DATASET SECTION
────────

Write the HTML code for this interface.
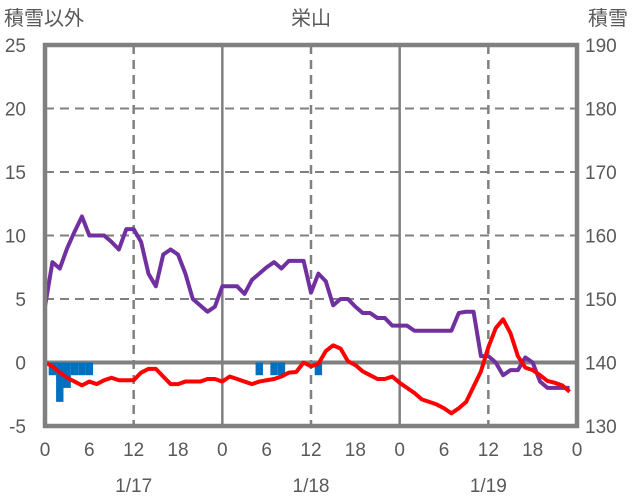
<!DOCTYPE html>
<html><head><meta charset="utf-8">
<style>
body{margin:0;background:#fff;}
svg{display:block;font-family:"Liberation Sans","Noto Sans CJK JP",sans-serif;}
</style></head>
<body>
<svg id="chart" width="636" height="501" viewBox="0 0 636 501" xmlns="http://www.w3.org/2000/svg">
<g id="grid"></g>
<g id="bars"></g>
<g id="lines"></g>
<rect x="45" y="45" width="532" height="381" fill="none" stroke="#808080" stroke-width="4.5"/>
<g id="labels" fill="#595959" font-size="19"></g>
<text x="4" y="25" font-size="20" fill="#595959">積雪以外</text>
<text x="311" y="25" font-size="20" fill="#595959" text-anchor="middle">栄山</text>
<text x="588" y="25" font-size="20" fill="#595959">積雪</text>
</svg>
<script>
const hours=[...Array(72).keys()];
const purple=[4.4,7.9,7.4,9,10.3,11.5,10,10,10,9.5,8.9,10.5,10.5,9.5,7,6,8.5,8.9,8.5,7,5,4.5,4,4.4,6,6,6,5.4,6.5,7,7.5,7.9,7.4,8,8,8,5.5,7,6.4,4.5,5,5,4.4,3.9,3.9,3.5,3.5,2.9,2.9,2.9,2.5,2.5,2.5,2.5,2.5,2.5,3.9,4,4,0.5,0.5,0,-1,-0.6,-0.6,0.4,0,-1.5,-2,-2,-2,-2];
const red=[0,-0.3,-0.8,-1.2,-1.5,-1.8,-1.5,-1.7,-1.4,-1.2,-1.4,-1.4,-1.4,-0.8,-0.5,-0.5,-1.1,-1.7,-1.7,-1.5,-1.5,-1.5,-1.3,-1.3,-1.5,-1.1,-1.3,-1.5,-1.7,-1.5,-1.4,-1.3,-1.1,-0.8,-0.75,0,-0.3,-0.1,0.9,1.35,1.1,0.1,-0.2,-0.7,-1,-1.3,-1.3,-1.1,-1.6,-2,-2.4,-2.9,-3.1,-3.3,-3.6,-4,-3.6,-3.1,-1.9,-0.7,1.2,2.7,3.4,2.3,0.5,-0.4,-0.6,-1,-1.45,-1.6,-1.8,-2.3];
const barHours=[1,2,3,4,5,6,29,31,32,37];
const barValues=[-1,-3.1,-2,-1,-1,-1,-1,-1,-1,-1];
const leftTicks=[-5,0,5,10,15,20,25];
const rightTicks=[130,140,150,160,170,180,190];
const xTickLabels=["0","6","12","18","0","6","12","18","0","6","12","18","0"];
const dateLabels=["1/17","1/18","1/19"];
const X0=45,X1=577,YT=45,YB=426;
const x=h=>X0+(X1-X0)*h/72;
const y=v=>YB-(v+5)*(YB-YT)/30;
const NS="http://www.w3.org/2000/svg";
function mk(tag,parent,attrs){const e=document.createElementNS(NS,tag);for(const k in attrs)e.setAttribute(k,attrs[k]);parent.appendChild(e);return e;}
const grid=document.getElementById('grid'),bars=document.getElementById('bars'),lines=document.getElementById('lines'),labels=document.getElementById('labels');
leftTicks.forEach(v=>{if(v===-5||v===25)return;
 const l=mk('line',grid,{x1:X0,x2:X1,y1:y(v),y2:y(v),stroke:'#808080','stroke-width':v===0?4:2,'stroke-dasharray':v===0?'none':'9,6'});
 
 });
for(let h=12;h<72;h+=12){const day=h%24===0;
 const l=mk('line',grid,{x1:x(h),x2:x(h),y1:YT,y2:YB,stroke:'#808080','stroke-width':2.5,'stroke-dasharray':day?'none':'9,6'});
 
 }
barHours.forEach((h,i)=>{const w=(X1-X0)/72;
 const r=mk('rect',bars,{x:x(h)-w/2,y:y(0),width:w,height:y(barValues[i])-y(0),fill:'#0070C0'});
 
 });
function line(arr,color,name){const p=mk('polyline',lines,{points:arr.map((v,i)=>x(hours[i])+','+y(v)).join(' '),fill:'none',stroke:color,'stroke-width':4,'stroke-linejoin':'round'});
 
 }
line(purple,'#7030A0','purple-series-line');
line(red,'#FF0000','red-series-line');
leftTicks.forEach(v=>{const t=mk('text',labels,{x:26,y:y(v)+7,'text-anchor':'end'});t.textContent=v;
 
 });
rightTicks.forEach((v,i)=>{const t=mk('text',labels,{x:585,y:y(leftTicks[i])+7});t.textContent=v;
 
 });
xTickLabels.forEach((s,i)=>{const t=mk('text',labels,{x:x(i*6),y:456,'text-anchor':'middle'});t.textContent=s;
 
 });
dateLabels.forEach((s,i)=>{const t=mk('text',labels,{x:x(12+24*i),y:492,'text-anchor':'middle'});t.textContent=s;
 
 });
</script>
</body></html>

────────

TASK GOAL
Please write out all of the material above without changing a word, and omit any pictures.

WRITTEN RESPONSE
Write the HTML code for this interface.
<!DOCTYPE html>
<html><head><meta charset="utf-8">
<style>
body{margin:0;background:#fff;}
svg{display:block;font-family:"Liberation Sans","Noto Sans CJK JP",sans-serif;}
</style></head>
<body>
<svg id="chart" width="636" height="501" viewBox="0 0 636 501" xmlns="http://www.w3.org/2000/svg">
<g id="grid"></g>
<g id="bars"></g>
<g id="lines"></g>
<rect x="45" y="45" width="532" height="381" fill="none" stroke="#808080" stroke-width="4.5"/>
<g id="labels" fill="#595959" font-size="19"></g>
<text x="4" y="25" font-size="20" fill="#595959">積雪以外</text>
<text x="311" y="25" font-size="20" fill="#595959" text-anchor="middle">栄山</text>
<text x="588" y="25" font-size="20" fill="#595959">積雪</text>
</svg>
<script>
const hours=[...Array(72).keys()];
const purple=[4.4,7.9,7.4,9,10.3,11.5,10,10,10,9.5,8.9,10.5,10.5,9.5,7,6,8.5,8.9,8.5,7,5,4.5,4,4.4,6,6,6,5.4,6.5,7,7.5,7.9,7.4,8,8,8,5.5,7,6.4,4.5,5,5,4.4,3.9,3.9,3.5,3.5,2.9,2.9,2.9,2.5,2.5,2.5,2.5,2.5,2.5,3.9,4,4,0.5,0.5,0,-1,-0.6,-0.6,0.4,0,-1.5,-2,-2,-2,-2];
const red=[0,-0.3,-0.8,-1.2,-1.5,-1.8,-1.5,-1.7,-1.4,-1.2,-1.4,-1.4,-1.4,-0.8,-0.5,-0.5,-1.1,-1.7,-1.7,-1.5,-1.5,-1.5,-1.3,-1.3,-1.5,-1.1,-1.3,-1.5,-1.7,-1.5,-1.4,-1.3,-1.1,-0.8,-0.75,0,-0.3,-0.1,0.9,1.35,1.1,0.1,-0.2,-0.7,-1,-1.3,-1.3,-1.1,-1.6,-2,-2.4,-2.9,-3.1,-3.3,-3.6,-4,-3.6,-3.1,-1.9,-0.7,1.2,2.7,3.4,2.3,0.5,-0.4,-0.6,-1,-1.45,-1.6,-1.8,-2.3];
const barHours=[1,2,3,4,5,6,29,31,32,37];
const barValues=[-1,-3.1,-2,-1,-1,-1,-1,-1,-1,-1];
const leftTicks=[-5,0,5,10,15,20,25];
const rightTicks=[130,140,150,160,170,180,190];
const xTickLabels=["0","6","12","18","0","6","12","18","0","6","12","18","0"];
const dateLabels=["1/17","1/18","1/19"];
const X0=45,X1=577,YT=45,YB=426;
const x=h=>X0+(X1-X0)*h/72;
const y=v=>YB-(v+5)*(YB-YT)/30;
const NS="http://www.w3.org/2000/svg";
function mk(tag,parent,attrs){const e=document.createElementNS(NS,tag);for(const k in attrs)e.setAttribute(k,attrs[k]);parent.appendChild(e);return e;}
const grid=document.getElementById('grid'),bars=document.getElementById('bars'),lines=document.getElementById('lines'),labels=document.getElementById('labels');
leftTicks.forEach(v=>{if(v===-5||v===25)return;
 const l=mk('line',grid,{x1:X0,x2:X1,y1:y(v),y2:y(v),stroke:'#808080','stroke-width':v===0?4:2,'stroke-dasharray':v===0?'none':'9,6'});
 
 });
for(let h=12;h<72;h+=12){const day=h%24===0;
 const l=mk('line',grid,{x1:x(h),x2:x(h),y1:YT,y2:YB,stroke:'#808080','stroke-width':2.5,'stroke-dasharray':day?'none':'9,6'});
 
 }
barHours.forEach((h,i)=>{const w=(X1-X0)/72;
 const r=mk('rect',bars,{x:x(h)-w/2,y:y(0),width:w,height:y(barValues[i])-y(0),fill:'#0070C0'});
 
 });
function line(arr,color,name){const p=mk('polyline',lines,{points:arr.map((v,i)=>x(hours[i])+','+y(v)).join(' '),fill:'none',stroke:color,'stroke-width':4,'stroke-linejoin':'round'});
 
 }
line(purple,'#7030A0','purple-series-line');
line(red,'#FF0000','red-series-line');
leftTicks.forEach(v=>{const t=mk('text',labels,{x:26,y:y(v)+7,'text-anchor':'end'});t.textContent=v;
 
 });
rightTicks.forEach((v,i)=>{const t=mk('text',labels,{x:585,y:y(leftTicks[i])+7});t.textContent=v;
 
 });
xTickLabels.forEach((s,i)=>{const t=mk('text',labels,{x:x(i*6),y:456,'text-anchor':'middle'});t.textContent=s;
 
 });
dateLabels.forEach((s,i)=>{const t=mk('text',labels,{x:x(12+24*i),y:492,'text-anchor':'middle'});t.textContent=s;
 
 });
</script>
</body></html>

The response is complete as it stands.